• PROMPT
Write the data out again exactly, with no pictures.

------

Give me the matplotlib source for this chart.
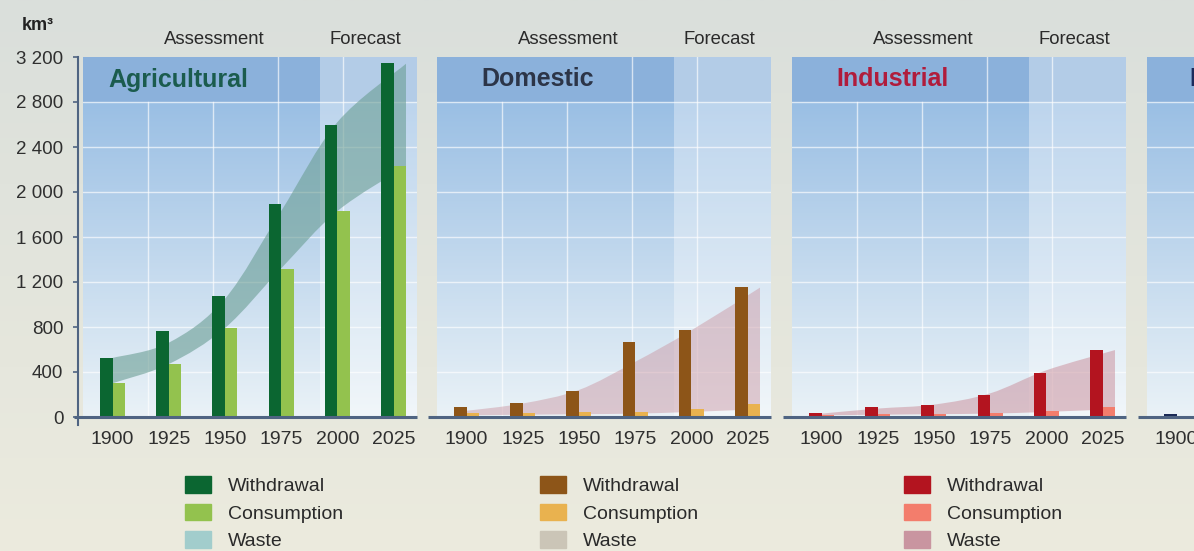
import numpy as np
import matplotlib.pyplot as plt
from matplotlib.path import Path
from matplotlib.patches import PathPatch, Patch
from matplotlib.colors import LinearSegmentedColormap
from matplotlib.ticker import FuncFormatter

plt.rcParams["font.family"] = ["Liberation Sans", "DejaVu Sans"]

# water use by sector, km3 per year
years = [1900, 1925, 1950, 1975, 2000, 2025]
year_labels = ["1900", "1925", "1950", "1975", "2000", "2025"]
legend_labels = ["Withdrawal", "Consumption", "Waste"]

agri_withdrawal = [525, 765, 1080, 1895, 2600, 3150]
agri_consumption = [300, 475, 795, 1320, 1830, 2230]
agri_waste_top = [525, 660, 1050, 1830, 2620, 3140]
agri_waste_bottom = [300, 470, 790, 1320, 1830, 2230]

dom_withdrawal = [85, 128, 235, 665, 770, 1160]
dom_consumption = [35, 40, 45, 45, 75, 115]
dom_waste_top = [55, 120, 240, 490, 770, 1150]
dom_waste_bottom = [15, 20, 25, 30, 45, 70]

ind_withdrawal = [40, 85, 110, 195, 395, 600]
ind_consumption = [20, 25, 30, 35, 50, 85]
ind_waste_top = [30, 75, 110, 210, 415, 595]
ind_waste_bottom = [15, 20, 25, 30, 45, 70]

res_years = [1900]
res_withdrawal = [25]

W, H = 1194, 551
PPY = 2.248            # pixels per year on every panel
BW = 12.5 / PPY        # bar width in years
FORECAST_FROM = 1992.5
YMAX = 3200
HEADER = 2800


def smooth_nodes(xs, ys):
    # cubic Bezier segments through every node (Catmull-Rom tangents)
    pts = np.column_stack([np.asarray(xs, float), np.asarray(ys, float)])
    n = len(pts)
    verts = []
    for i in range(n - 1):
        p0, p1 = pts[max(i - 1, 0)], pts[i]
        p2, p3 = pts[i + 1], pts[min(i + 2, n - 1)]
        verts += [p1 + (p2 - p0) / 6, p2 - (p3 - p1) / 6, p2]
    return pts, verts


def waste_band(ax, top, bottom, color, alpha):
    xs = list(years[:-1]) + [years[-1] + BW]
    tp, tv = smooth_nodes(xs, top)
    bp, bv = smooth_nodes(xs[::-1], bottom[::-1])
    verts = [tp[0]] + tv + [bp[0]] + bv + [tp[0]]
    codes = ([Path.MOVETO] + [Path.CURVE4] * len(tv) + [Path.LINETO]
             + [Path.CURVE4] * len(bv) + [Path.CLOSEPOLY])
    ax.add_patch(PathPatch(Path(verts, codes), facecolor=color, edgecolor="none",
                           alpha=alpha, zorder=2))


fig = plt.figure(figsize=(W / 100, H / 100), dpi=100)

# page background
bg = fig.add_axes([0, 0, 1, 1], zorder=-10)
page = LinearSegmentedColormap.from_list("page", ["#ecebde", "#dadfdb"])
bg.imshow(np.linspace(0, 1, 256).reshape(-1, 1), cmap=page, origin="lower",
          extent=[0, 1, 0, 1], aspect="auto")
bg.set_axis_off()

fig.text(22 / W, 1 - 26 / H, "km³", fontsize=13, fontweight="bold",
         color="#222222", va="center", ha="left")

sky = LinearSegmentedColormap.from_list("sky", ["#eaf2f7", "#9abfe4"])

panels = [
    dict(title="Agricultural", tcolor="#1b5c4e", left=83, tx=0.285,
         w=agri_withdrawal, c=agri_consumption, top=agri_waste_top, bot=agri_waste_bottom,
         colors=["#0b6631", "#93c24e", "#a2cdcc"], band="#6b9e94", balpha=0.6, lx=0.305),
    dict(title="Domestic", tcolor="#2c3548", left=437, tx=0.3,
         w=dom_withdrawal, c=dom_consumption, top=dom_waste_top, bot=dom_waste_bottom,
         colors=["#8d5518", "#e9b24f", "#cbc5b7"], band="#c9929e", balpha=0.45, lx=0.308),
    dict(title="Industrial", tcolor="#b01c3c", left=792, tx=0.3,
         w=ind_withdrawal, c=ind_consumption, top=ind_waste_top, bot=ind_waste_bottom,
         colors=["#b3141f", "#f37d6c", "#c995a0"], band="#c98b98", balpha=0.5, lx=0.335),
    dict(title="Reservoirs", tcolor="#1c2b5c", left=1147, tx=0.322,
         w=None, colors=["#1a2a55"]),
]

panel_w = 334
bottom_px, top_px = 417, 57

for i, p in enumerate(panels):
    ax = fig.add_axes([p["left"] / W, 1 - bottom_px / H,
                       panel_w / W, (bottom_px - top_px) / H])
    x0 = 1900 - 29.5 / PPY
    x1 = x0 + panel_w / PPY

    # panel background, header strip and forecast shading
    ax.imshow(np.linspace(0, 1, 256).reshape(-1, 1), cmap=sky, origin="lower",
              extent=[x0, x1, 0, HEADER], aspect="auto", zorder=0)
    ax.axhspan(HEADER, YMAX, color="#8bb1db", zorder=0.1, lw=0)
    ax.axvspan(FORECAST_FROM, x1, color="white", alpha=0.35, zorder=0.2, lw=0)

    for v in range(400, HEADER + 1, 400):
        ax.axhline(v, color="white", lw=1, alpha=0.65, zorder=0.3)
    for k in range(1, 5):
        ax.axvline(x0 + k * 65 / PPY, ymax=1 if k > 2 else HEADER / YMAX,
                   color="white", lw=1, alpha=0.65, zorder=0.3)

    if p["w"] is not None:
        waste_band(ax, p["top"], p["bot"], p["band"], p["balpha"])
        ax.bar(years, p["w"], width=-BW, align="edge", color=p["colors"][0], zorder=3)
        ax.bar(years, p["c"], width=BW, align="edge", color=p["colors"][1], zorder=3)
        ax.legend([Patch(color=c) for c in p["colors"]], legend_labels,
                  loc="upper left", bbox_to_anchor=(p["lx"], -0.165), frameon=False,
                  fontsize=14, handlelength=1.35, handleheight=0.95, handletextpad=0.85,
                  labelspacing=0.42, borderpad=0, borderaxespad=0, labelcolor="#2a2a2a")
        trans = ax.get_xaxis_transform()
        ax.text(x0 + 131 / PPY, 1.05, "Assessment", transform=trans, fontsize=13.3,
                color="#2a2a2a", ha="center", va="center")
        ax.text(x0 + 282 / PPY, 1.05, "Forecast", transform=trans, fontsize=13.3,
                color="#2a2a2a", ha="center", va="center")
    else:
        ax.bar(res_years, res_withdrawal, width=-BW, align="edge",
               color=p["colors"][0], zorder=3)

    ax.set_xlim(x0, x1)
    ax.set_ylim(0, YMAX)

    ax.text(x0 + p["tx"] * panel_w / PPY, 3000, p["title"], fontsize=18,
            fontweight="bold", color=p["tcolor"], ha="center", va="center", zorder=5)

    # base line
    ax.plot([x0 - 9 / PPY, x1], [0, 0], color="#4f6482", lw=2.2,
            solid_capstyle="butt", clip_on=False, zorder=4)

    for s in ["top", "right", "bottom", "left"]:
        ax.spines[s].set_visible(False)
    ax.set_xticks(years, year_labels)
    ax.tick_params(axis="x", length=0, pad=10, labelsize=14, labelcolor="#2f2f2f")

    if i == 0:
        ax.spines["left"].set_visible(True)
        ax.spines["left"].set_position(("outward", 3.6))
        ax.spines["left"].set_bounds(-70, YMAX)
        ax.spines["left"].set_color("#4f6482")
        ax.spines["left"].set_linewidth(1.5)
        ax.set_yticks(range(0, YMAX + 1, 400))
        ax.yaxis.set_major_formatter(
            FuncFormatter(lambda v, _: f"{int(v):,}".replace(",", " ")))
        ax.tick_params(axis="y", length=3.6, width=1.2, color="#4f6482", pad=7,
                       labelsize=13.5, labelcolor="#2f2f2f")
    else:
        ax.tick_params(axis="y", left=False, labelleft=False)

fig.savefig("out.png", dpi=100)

------

• ANSWER TO THE TASK
Give me the matplotlib source for this chart.
import numpy as np
import matplotlib.pyplot as plt
from matplotlib.path import Path
from matplotlib.patches import PathPatch, Patch
from matplotlib.colors import LinearSegmentedColormap
from matplotlib.ticker import FuncFormatter

plt.rcParams["font.family"] = ["Liberation Sans", "DejaVu Sans"]

# water use by sector, km3 per year
years = [1900, 1925, 1950, 1975, 2000, 2025]
year_labels = ["1900", "1925", "1950", "1975", "2000", "2025"]
legend_labels = ["Withdrawal", "Consumption", "Waste"]

agri_withdrawal = [525, 765, 1080, 1895, 2600, 3150]
agri_consumption = [300, 475, 795, 1320, 1830, 2230]
agri_waste_top = [525, 660, 1050, 1830, 2620, 3140]
agri_waste_bottom = [300, 470, 790, 1320, 1830, 2230]

dom_withdrawal = [85, 128, 235, 665, 770, 1160]
dom_consumption = [35, 40, 45, 45, 75, 115]
dom_waste_top = [55, 120, 240, 490, 770, 1150]
dom_waste_bottom = [15, 20, 25, 30, 45, 70]

ind_withdrawal = [40, 85, 110, 195, 395, 600]
ind_consumption = [20, 25, 30, 35, 50, 85]
ind_waste_top = [30, 75, 110, 210, 415, 595]
ind_waste_bottom = [15, 20, 25, 30, 45, 70]

res_years = [1900]
res_withdrawal = [25]

W, H = 1194, 551
PPY = 2.248            # pixels per year on every panel
BW = 12.5 / PPY        # bar width in years
FORECAST_FROM = 1992.5
YMAX = 3200
HEADER = 2800


def smooth_nodes(xs, ys):
    # cubic Bezier segments through every node (Catmull-Rom tangents)
    pts = np.column_stack([np.asarray(xs, float), np.asarray(ys, float)])
    n = len(pts)
    verts = []
    for i in range(n - 1):
        p0, p1 = pts[max(i - 1, 0)], pts[i]
        p2, p3 = pts[i + 1], pts[min(i + 2, n - 1)]
        verts += [p1 + (p2 - p0) / 6, p2 - (p3 - p1) / 6, p2]
    return pts, verts


def waste_band(ax, top, bottom, color, alpha):
    xs = list(years[:-1]) + [years[-1] + BW]
    tp, tv = smooth_nodes(xs, top)
    bp, bv = smooth_nodes(xs[::-1], bottom[::-1])
    verts = [tp[0]] + tv + [bp[0]] + bv + [tp[0]]
    codes = ([Path.MOVETO] + [Path.CURVE4] * len(tv) + [Path.LINETO]
             + [Path.CURVE4] * len(bv) + [Path.CLOSEPOLY])
    ax.add_patch(PathPatch(Path(verts, codes), facecolor=color, edgecolor="none",
                           alpha=alpha, zorder=2))


fig = plt.figure(figsize=(W / 100, H / 100), dpi=100)

# page background
bg = fig.add_axes([0, 0, 1, 1], zorder=-10)
page = LinearSegmentedColormap.from_list("page", ["#ecebde", "#dadfdb"])
bg.imshow(np.linspace(0, 1, 256).reshape(-1, 1), cmap=page, origin="lower",
          extent=[0, 1, 0, 1], aspect="auto")
bg.set_axis_off()

fig.text(22 / W, 1 - 26 / H, "km³", fontsize=13, fontweight="bold",
         color="#222222", va="center", ha="left")

sky = LinearSegmentedColormap.from_list("sky", ["#eaf2f7", "#9abfe4"])

panels = [
    dict(title="Agricultural", tcolor="#1b5c4e", left=83, tx=0.285,
         w=agri_withdrawal, c=agri_consumption, top=agri_waste_top, bot=agri_waste_bottom,
         colors=["#0b6631", "#93c24e", "#a2cdcc"], band="#6b9e94", balpha=0.6, lx=0.305),
    dict(title="Domestic", tcolor="#2c3548", left=437, tx=0.3,
         w=dom_withdrawal, c=dom_consumption, top=dom_waste_top, bot=dom_waste_bottom,
         colors=["#8d5518", "#e9b24f", "#cbc5b7"], band="#c9929e", balpha=0.45, lx=0.308),
    dict(title="Industrial", tcolor="#b01c3c", left=792, tx=0.3,
         w=ind_withdrawal, c=ind_consumption, top=ind_waste_top, bot=ind_waste_bottom,
         colors=["#b3141f", "#f37d6c", "#c995a0"], band="#c98b98", balpha=0.5, lx=0.335),
    dict(title="Reservoirs", tcolor="#1c2b5c", left=1147, tx=0.322,
         w=None, colors=["#1a2a55"]),
]

panel_w = 334
bottom_px, top_px = 417, 57

for i, p in enumerate(panels):
    ax = fig.add_axes([p["left"] / W, 1 - bottom_px / H,
                       panel_w / W, (bottom_px - top_px) / H])
    x0 = 1900 - 29.5 / PPY
    x1 = x0 + panel_w / PPY

    # panel background, header strip and forecast shading
    ax.imshow(np.linspace(0, 1, 256).reshape(-1, 1), cmap=sky, origin="lower",
              extent=[x0, x1, 0, HEADER], aspect="auto", zorder=0)
    ax.axhspan(HEADER, YMAX, color="#8bb1db", zorder=0.1, lw=0)
    ax.axvspan(FORECAST_FROM, x1, color="white", alpha=0.35, zorder=0.2, lw=0)

    for v in range(400, HEADER + 1, 400):
        ax.axhline(v, color="white", lw=1, alpha=0.65, zorder=0.3)
    for k in range(1, 5):
        ax.axvline(x0 + k * 65 / PPY, ymax=1 if k > 2 else HEADER / YMAX,
                   color="white", lw=1, alpha=0.65, zorder=0.3)

    if p["w"] is not None:
        waste_band(ax, p["top"], p["bot"], p["band"], p["balpha"])
        ax.bar(years, p["w"], width=-BW, align="edge", color=p["colors"][0], zorder=3)
        ax.bar(years, p["c"], width=BW, align="edge", color=p["colors"][1], zorder=3)
        ax.legend([Patch(color=c) for c in p["colors"]], legend_labels,
                  loc="upper left", bbox_to_anchor=(p["lx"], -0.165), frameon=False,
                  fontsize=14, handlelength=1.35, handleheight=0.95, handletextpad=0.85,
                  labelspacing=0.42, borderpad=0, borderaxespad=0, labelcolor="#2a2a2a")
        trans = ax.get_xaxis_transform()
        ax.text(x0 + 131 / PPY, 1.05, "Assessment", transform=trans, fontsize=13.3,
                color="#2a2a2a", ha="center", va="center")
        ax.text(x0 + 282 / PPY, 1.05, "Forecast", transform=trans, fontsize=13.3,
                color="#2a2a2a", ha="center", va="center")
    else:
        ax.bar(res_years, res_withdrawal, width=-BW, align="edge",
               color=p["colors"][0], zorder=3)

    ax.set_xlim(x0, x1)
    ax.set_ylim(0, YMAX)

    ax.text(x0 + p["tx"] * panel_w / PPY, 3000, p["title"], fontsize=18,
            fontweight="bold", color=p["tcolor"], ha="center", va="center", zorder=5)

    # base line
    ax.plot([x0 - 9 / PPY, x1], [0, 0], color="#4f6482", lw=2.2,
            solid_capstyle="butt", clip_on=False, zorder=4)

    for s in ["top", "right", "bottom", "left"]:
        ax.spines[s].set_visible(False)
    ax.set_xticks(years, year_labels)
    ax.tick_params(axis="x", length=0, pad=10, labelsize=14, labelcolor="#2f2f2f")

    if i == 0:
        ax.spines["left"].set_visible(True)
        ax.spines["left"].set_position(("outward", 3.6))
        ax.spines["left"].set_bounds(-70, YMAX)
        ax.spines["left"].set_color("#4f6482")
        ax.spines["left"].set_linewidth(1.5)
        ax.set_yticks(range(0, YMAX + 1, 400))
        ax.yaxis.set_major_formatter(
            FuncFormatter(lambda v, _: f"{int(v):,}".replace(",", " ")))
        ax.tick_params(axis="y", length=3.6, width=1.2, color="#4f6482", pad=7,
                       labelsize=13.5, labelcolor="#2f2f2f")
    else:
        ax.tick_params(axis="y", left=False, labelleft=False)

fig.savefig("out.png", dpi=100)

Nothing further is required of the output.